It's OK To Go Slow

Your hand opens and closes, opens and closes. If it were always a fist or always stretched open, you would be paralysed. Your deepest presence is in every small contracting and expanding, the two as beautifully balanced and coordinated as birds' wings.

Rumi

How was your January? Mine was pretty stagnant, to be honest. Hardly the all guns blazing entry into the new year we traditionally revere.

At times, I berated myself for this lackluster start. Questioned whether inspiration and energy would ever return.

At other moments, feeling a touch wiser, I questioned the madness of putting pressure on ourselves to show up with fire in our bellies during what is, for many of us, the trickiest month of the year. With the pre-Christmas sparkle and the quiet, peaceful days of late December gone, and spring still a distant dream, January, for me, has always had a hollow dreariness.

Interestingly, the tradition of new year’s resolutions, started by the Babylonians around 2000BC, originally took place at the spring equinox, when the new year was celebrated. It was only some 2000 years later, when we shifted to the Julian calendar, that January 1st marked the start of the new year and the setting of resolutions.
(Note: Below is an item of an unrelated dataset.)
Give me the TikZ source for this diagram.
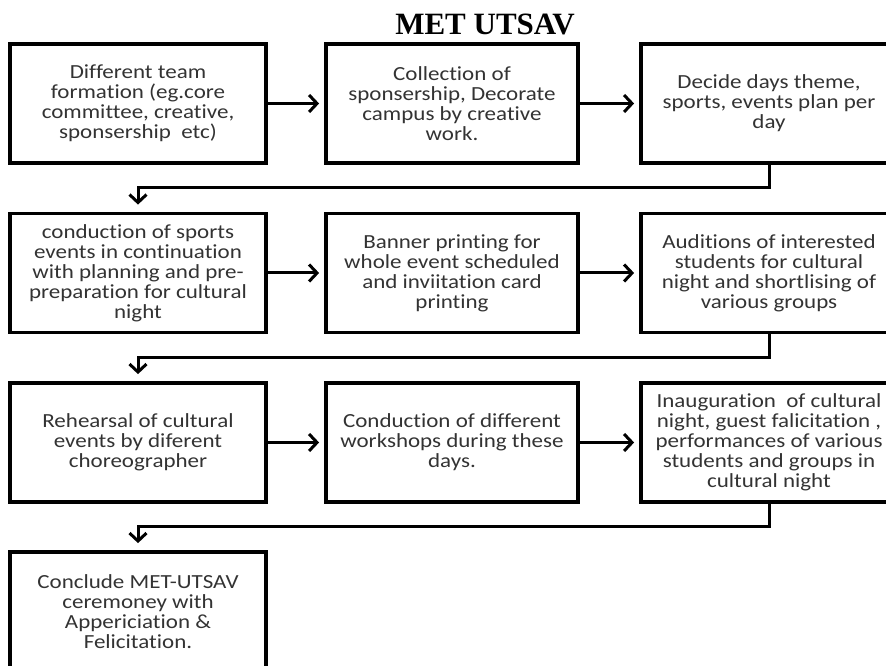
\documentclass[tikz,border=0pt]{standalone}
\usepackage{fontspec}
\newfontfamily\boxfont[FakeStretch=1.15,Ligatures=NoCommon]{Carlito}
\newfontfamily\titlefont{Liberation Serif}
\usetikzlibrary{arrows.meta}
\begin{document}
\begin{tikzpicture}[x=1pt,y=1pt,
  stepbox/.style={draw=black, line width=3.8pt, minimum height=119pt, inner sep=0pt,
    align=center, font=\boxfont\fontsize{20}{20}\selectfont, text=black!80},
  wbox/.style={stepbox, minimum width=256pt},
  nbox/.style={stepbox, minimum width=252pt},
  conn/.style={draw=black, line width=3pt, -{Straight Barb[length=8pt,width=17pt]}},
  hconn/.style={conn, shorten >=5pt},
  vconn/.style={conn, shorten >=7pt}
]
\useasboundingbox (0,0) rectangle (886,666);
\fill[white] (0,0) rectangle (886,666);
\node[font=\titlefont\bfseries\fontsize{31}{31}\selectfont] (title) at (485,642) {MET UTSAV};

\node[wbox] (a1) at (138,562.5) {Different team\\formation (eg.core\\committee, creative,\\sponsership\ \ etc)};
\node[nbox] (a2) at (452,562.5) {Collection of\\sponsership, Decorate\\campus by creative\\work.};
\node[wbox] (a3) at (769,562.5) {Decide days theme,\\sports, events plan per\\day};

\node[wbox] (b1) at (138,393) {conduction of sports\\events in continuation\\with planning and pre-\\preparation for cultural\\night};
\node[nbox] (b2) at (452,393) {Banner printing for\\whole event scheduled\\and inviitation card\\printing};
\node[wbox] (b3) at (769,393) {Auditions of interested\\students for cultural\\night and shortlising of\\various groups};

\node[wbox] (c1) at (138,223.5) {Rehearsal of cultural\\events by diferent\\choreographer};
\node[nbox] (c2) at (452,223.5) {Conduction of different\\workshops during these\\days.};
\node[wbox] (c3) at (769,223.5) {Inauguration\ \ of cultural\\night, guest falicitation ,\\performances of various\\students and groups in\\cultural night};

\node[wbox] (d1) at (138,54.5) {Conclude MET-UTSAV\\ceremoney with\\Appericiation \&\\Felicitation.};

\coordinate (m1) at (0,478);
\coordinate (m2) at (0,308);
\coordinate (m3) at (0,139);

\draw[hconn] (a1.east) -- (a2.west);
\draw[hconn] (a2.east) -- (a3.west);
\draw[hconn] (b1.east) -- (b2.west);
\draw[hconn] (b2.east) -- (b3.west);
\draw[hconn] (c1.east) -- (c2.west);
\draw[hconn] (c2.east) -- (c3.west);

\draw[vconn] (a3.south) |- (m1 -| b1.north) -- (b1.north);
\draw[vconn] (b3.south) |- (m2 -| c1.north) -- (c1.north);
\draw[vconn] (c3.south) |- (m3 -| d1.north) -- (d1.north);
\end{tikzpicture}
\end{document}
Yet in many places in the northern hemisphere, the world is at its coldest and darkest in January. Nature is still in hibernation. It feels less an apt time for new beginnings, and more one to go slow, take enough rest and replenish ourselves.

Over the last weekend of January, I got a chance to do just that. My husband took our son to visit family in Derbyshire, and I stayed in London. In the past, I’ve cherished these rare solo weekends as an opportunity to immerse myself in city life, cramming in as many of the things I love as possible: afternoon tea, a visit to a spa, wandering round Soho’s backstreets, and so on. This time, my instinct was to retreat from the blustery January city. I spent most of my time alone at home, reading, watching movies, journalling, and eating delicious food (see below for some of my recommendations). It was bliss, and just what I needed to recharge.
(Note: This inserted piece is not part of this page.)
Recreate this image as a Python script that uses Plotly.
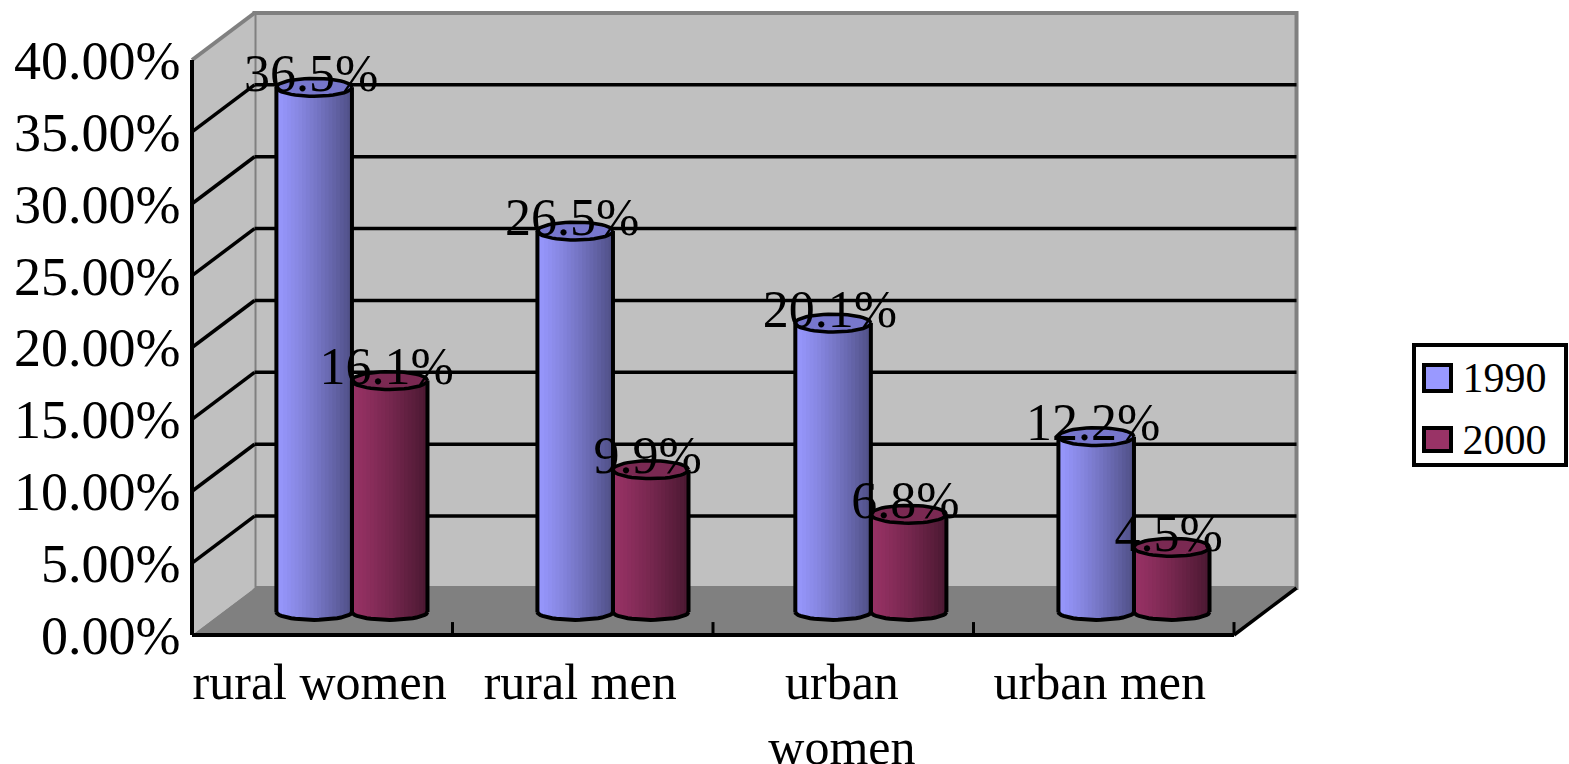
import numpy as np
import plotly.graph_objects as go

categories = ["rural women", "rural men", "urban<br>women", "urban men"]
values_1990 = [36.5, 26.5, 20.1, 12.2]
values_2000 = [16.1, 9.9, 6.8, 4.5]
labels_1990 = ["36.5%", "26.5%", "20.1%", "12.2%"]
labels_2000 = ["16.1%", "9.9%", "6.8%", "4.5%"]
y_ticks = [0, 5, 10, 15, 20, 25, 30, 35, 40]
y_tick_labels = ["0.00%", "5.00%", "10.00%", "15.00%", "20.00%", "25.00%", "30.00%", "35.00%", "40.00%"]
series_names = ["1990", "2000"]
series_colors = ["#9999ff", "#993366"]

W, H = 1569, 764
PX_CAT, PX_PCT = 260.5, 14.375
X0, Y0 = 192, 635
DC, DP = 0.24, 3.27          # depth of the fake 3-D box
BASE = 1.6                   # cylinders stand mid-floor
BAR_W = 0.29
SPLIT = [0.614, 1.616, 2.606, 3.616]
RY_BASE, RY_CAP = 0.55, 0.62
FONT = "Liberation Serif"
N = 20
t = (np.arange(N) + 0.5) / N


def ramp(c0, c1):
    return ["rgb(%d,%d,%d)" % tuple(np.array(c0) + (np.array(c1) - np.array(c0)) * v ** 1.2) for v in t]


fig = go.Figure()

shapes = []
poly = lambda pts, **k: dict(type="path", xref="x", yref="y", layer="below",
                             path="M" + " L".join(f"{a},{b}" for a, b in pts) + " Z", **k)
line = lambda a, b, c, d, col="black", w=3.5: dict(type="line", xref="x", yref="y", layer="below",
                                                   x0=a, y0=b, x1=c, y1=d, line=dict(color=col, width=w))
top = y_ticks[-1]
shapes.append(poly([(DC, DP), (DC, top + DP), (4 + DC, top + DP), (4 + DC, DP)],
                   fillcolor="#c0c0c0", line=dict(color="#808080", width=4)))
shapes.append(poly([(0, 0), (0, top), (DC, top + DP), (DC, DP)],
                   fillcolor="#c0c0c0", line=dict(width=0)))
shapes.append(line(0, top, DC, top + DP, "#808080", 4))
shapes.append(poly([(0, 0), (DC, DP), (4 + DC, DP), (4, 0)],
                   fillcolor="#808080", line=dict(width=0)))
for v in y_ticks[1:-1]:
    shapes.append(line(DC, v + DP, 4 + DC, v + DP))
for v in y_ticks[:-1]:
    if v:
        shapes.append(line(0, v, DC, v + DP))
shapes.append(line(0, 0, 0, top, w=4))
shapes.append(line(0, 0, 4, 0, w=4))
shapes.append(line(4, 0, 4 + DC, DP))
for c in range(1, 5):
    shapes.append(line(c, 0, c, 0.9, w=3))

# legend frame and swatches sit under the legend's own text and (capped-size) markers
shapes.append(dict(type="rect", xref="paper", yref="paper", layer="above",
                   x0=1414 / W, x1=1566 / W, y0=1 - 465 / H, y1=1 - 345 / H,
                   fillcolor="white", line=dict(color="black", width=4)))
for (y0, y1), col in zip([(365, 391), (428, 451)], series_colors):
    shapes.append(dict(type="rect", xref="paper", yref="paper", layer="above",
                       x0=1424 / W, x1=1451 / W, y0=1 - y1 / H, y1=1 - y0 / H,
                       fillcolor=col, line=dict(color="black", width=4)))


def cylinder(lefts, vals, c0, c1):
    xs, bases, heights, cols = [], [], [], []
    shades = ramp(c0, c1)
    for l, v in zip(lefts, vals):
        for k in range(N):
            drop = RY_BASE * np.sqrt(1 - (2 * t[k] - 1) ** 2)
            xs.append(l + BAR_W * t[k])
            bases.append(BASE - drop)
            heights.append(v + drop)
            cols.append(shades[k])
    fig.add_trace(go.Bar(x=xs, y=heights, base=bases, width=BAR_W / N * 1.35,
                         marker=dict(color=cols, line=dict(width=0)),
                         showlegend=False, hoverinfo="skip"))


lefts_1990 = [s - BAR_W for s in SPLIT]
lefts_2000 = list(SPLIT)
cylinder(lefts_1990, values_1990, (153, 153, 255), (80, 80, 135))
cylinder(lefts_2000, values_2000, (153, 51, 102), (75, 25, 50))

th = np.linspace(0, np.pi, 25)
th2 = np.linspace(0, 2 * np.pi, 49)
for lefts, vals, cap in [(lefts_1990, values_1990, "#7777cc"), (lefts_2000, values_2000, "#7a2952")]:
    ox, oy = [], []
    for l, v in zip(lefts, vals):
        cx = l + BAR_W / 2
        ox += list(cx + BAR_W / 2 * np.cos(th)) + [None]
        oy += list(BASE - RY_BASE * np.sin(th)) + [None]
        ox += [l, l, None, l + BAR_W, l + BAR_W, None]
        oy += [BASE, BASE + v, None, BASE, BASE + v, None]
    fig.add_trace(go.Scatter(x=ox, y=oy, mode="lines", line=dict(color="black", width=4),
                             showlegend=False, hoverinfo="skip", connectgaps=False))
    for l, v in zip(lefts, vals):
        cx = l + BAR_W / 2
        fig.add_trace(go.Scatter(x=cx + BAR_W / 2 * np.cos(th2), y=BASE + v + RY_CAP * np.sin(th2),
                                 mode="lines", fill="toself", fillcolor=cap,
                                 line=dict(color="black", width=3.5),
                                 showlegend=False, hoverinfo="skip"))

for lefts, vals, labs in [(lefts_1990, values_1990, labels_1990), (lefts_2000, values_2000, labels_2000)]:
    fig.add_trace(go.Scatter(x=[l + BAR_W / 2 - 0.012 for l in lefts], y=[BASE + v + 0.65 for v in vals],
                             mode="text", text=labs, textposition="middle center",
                             textfont=dict(family=FONT, size=52, color="black"),
                             showlegend=False, hoverinfo="skip"))

for name, col in zip(series_names, series_colors):
    fig.add_trace(go.Scatter(x=[None], y=[None], mode="markers", name=name, legendgroup=name,
                             marker=dict(symbol="square", size=14, color=col, line=dict(width=0))))

fig.update_layout(
    width=W, height=H, margin=dict(l=0, r=0, t=0, b=0, autoexpand=False),
    paper_bgcolor="white", plot_bgcolor="white", barmode="overlay",
    shapes=shapes, showlegend=True,
    legend=dict(x=1411.5 / W, xanchor="left", y=1 - 342 / H, yanchor="top",
                bgcolor="rgba(0,0,0,0)", borderwidth=0,
                font=dict(family=FONT, size=42, color="black"),
                tracegroupgap=4, itemsizing="trace", itemwidth=41,
                entrywidth=92, entrywidthmode="pixels"),
    xaxis=dict(range=[-X0 / PX_CAT, (W - X0) / PX_CAT], domain=[0, 1], anchor="free",
               position=(H - Y0) / H, tickvals=[0.49, 1.49, 2.495, 3.485], ticktext=categories,
               ticks="", showgrid=False, zeroline=False, showline=False, tickangle=0,
               ticklabelstandoff=13, tickfont=dict(family=FONT, size=50, color="black")),
    yaxis=dict(range=[-(H - Y0) / PX_PCT, Y0 / PX_PCT], domain=[0, 1], anchor="free",
               position=X0 / W - 0.001, tickvals=y_ticks, ticktext=y_tick_labels,
               ticks="", showgrid=False, zeroline=False, showline=False,
               ticklabelstandoff=10, tickfont=dict(family=FONT, size=54, color="black")),
)
fig.write_html("out.html", config=dict(displayModeBar=False),
               post_script="document.body.style.margin='0';document.body.style.overflow='hidden';")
Hot on the heels of that weekend, came Imbolc, the Celtic festival, celebrated on February 1st and 2nd, which marks the first whispers of spring. I noticed how the days were now that bit longer, how the snowdrops were starting to burst through the winter soil. And I sensed how my own energy and enthusiasm had started to return.
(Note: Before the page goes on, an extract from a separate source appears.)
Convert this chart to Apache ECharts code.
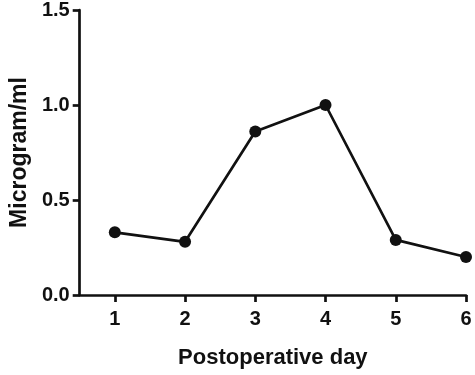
<!DOCTYPE html>
<html>
<head>
<meta charset="utf-8">
<script src="https://cdn.jsdelivr.net/npm/echarts@6/dist/echarts.min.js"></script>
<style>html,body{margin:0;padding:0;background:#fff}#c{width:475px;height:375px}</style>
</head>
<body>
<div id="c"></div>
<script>
var days = [1, 2, 3, 4, 5, 6];
var values = [0.33, 0.28, 0.86, 1.0, 0.29, 0.2];
var yTicks = [0, 0.5, 1.0, 1.5];
var xTitle = 'Postoperative day';
var yTitle = 'Microgram/ml';

var font = '"Liberation Sans", Arial, sans-serif';
var ink = '#111';
var chart = echarts.init(document.getElementById('c'), null, {renderer: 'canvas'});
chart.setOption({
  animation: false,
  backgroundColor: '#fff',
  grid: {left: 72, right: 9, top: 10, bottom: 80, containLabel: false},
  xAxis: {
    type: 'value', min: 0.5, max: 6,
    name: xTitle, nameLocation: 'middle', nameGap: 52,
    nameTextStyle: {fontFamily: font, fontWeight: 'bold', fontSize: 22, color: ink},
    axisLine: {lineStyle: {color: ink, width: 2.7}},
    axisTick: {show: true, length: 7, lineStyle: {color: ink, width: 2.7}, customValues: days},
    axisLabel: {customValues: days, margin: 14, fontFamily: font, fontWeight: 'bold', fontSize: 20, color: ink},
    splitLine: {show: false}
  },
  yAxis: {
    type: 'value', min: 0, max: 1.5, interval: 0.5,
    name: yTitle, nameLocation: 'middle', nameGap: 47,
    nameTextStyle: {fontFamily: font, fontWeight: 'bold', fontSize: 23, color: ink},
    axisLine: {show: true, lineStyle: {color: ink, width: 2.7}},
    axisTick: {show: true, length: 7, lineStyle: {color: ink, width: 2.7}, customValues: yTicks},
    axisLabel: {customValues: yTicks, margin: 10, fontFamily: font, fontWeight: 'bold', fontSize: 20, color: ink,
      formatter: function (v) { return Number(v).toFixed(1); }},
    splitLine: {show: false}
  },
  series: [{
    type: 'line',
    data: days.map(function (d, i) { return [d, values[i]]; }),
    symbol: 'circle', symbolSize: 12,
    lineStyle: {color: ink, width: 2.7},
    itemStyle: {color: ink}
  }]
});
</script>
</body>
</html>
Whenever I’m caught in one of life’s less flourishing cycles, it’s all too easy to convince myself that I’ll stay stuck there. But if there’s one lesson life seems to throw at me again and again, it’s that this is the way it is, and it’s meant to be: fallow times and fertile times; ones that feel empty, and ones that feel full and juicy. None of which last forever. And the thing is to learn to lean into and to trust this ebb and flow, as both are necessary, one balancing out and creating a pathway to the other.